» WORK TO DO:
Scan the listing that follows and report how many lines contain "this". Write the number alone.

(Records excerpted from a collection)
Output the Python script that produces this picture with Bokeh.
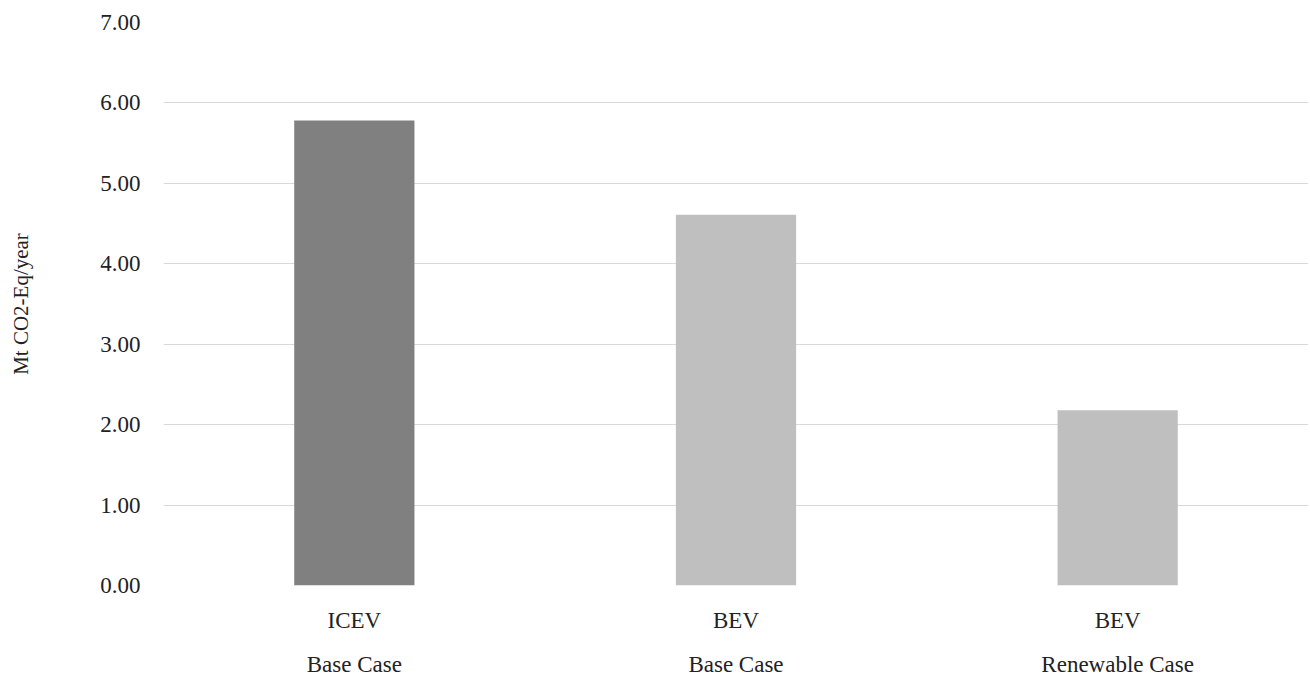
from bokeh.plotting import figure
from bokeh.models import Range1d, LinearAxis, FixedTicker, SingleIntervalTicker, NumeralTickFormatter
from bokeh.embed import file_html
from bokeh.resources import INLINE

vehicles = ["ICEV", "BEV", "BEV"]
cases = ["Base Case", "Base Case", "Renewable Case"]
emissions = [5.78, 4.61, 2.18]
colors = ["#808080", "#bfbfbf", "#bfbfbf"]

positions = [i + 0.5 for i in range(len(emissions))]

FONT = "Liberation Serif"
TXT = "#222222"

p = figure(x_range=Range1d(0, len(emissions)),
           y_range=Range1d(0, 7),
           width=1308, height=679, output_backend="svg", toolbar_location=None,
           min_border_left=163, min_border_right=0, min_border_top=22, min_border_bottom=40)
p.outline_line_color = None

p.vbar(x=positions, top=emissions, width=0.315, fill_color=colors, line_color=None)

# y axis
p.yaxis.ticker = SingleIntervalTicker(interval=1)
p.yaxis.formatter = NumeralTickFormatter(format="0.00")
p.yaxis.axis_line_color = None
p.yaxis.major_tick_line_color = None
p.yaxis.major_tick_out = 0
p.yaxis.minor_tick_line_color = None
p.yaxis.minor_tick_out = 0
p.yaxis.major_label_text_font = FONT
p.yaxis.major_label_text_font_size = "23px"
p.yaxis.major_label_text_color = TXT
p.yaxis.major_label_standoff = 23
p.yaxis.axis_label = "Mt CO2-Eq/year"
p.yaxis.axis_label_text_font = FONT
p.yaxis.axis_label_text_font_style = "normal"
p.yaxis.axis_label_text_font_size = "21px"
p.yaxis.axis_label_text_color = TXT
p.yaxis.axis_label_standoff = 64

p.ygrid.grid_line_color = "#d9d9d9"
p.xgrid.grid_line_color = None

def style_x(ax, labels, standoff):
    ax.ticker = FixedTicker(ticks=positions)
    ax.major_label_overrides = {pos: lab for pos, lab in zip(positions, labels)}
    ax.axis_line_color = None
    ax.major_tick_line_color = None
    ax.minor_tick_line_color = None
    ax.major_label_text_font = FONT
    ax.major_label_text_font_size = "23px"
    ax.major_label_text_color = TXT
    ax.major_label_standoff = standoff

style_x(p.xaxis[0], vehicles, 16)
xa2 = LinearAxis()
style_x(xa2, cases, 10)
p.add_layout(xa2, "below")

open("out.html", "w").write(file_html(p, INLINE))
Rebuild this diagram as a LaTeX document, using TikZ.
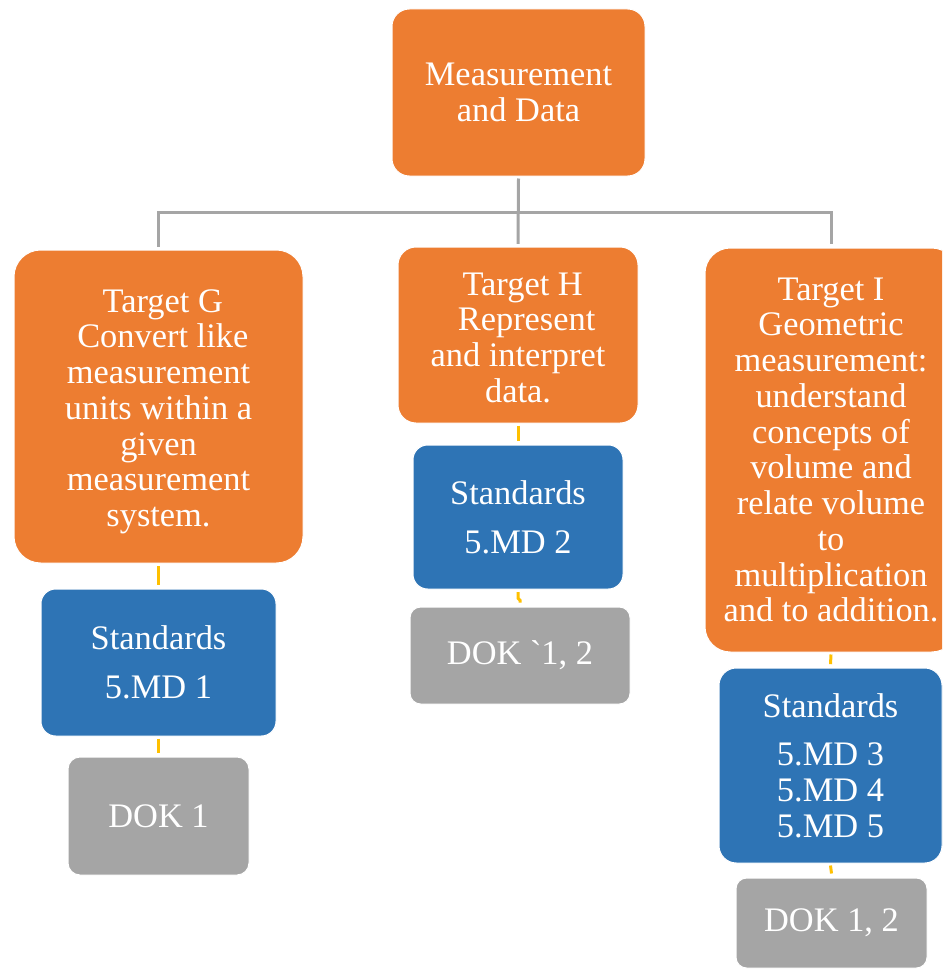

» EXERCISE ANSWER:
2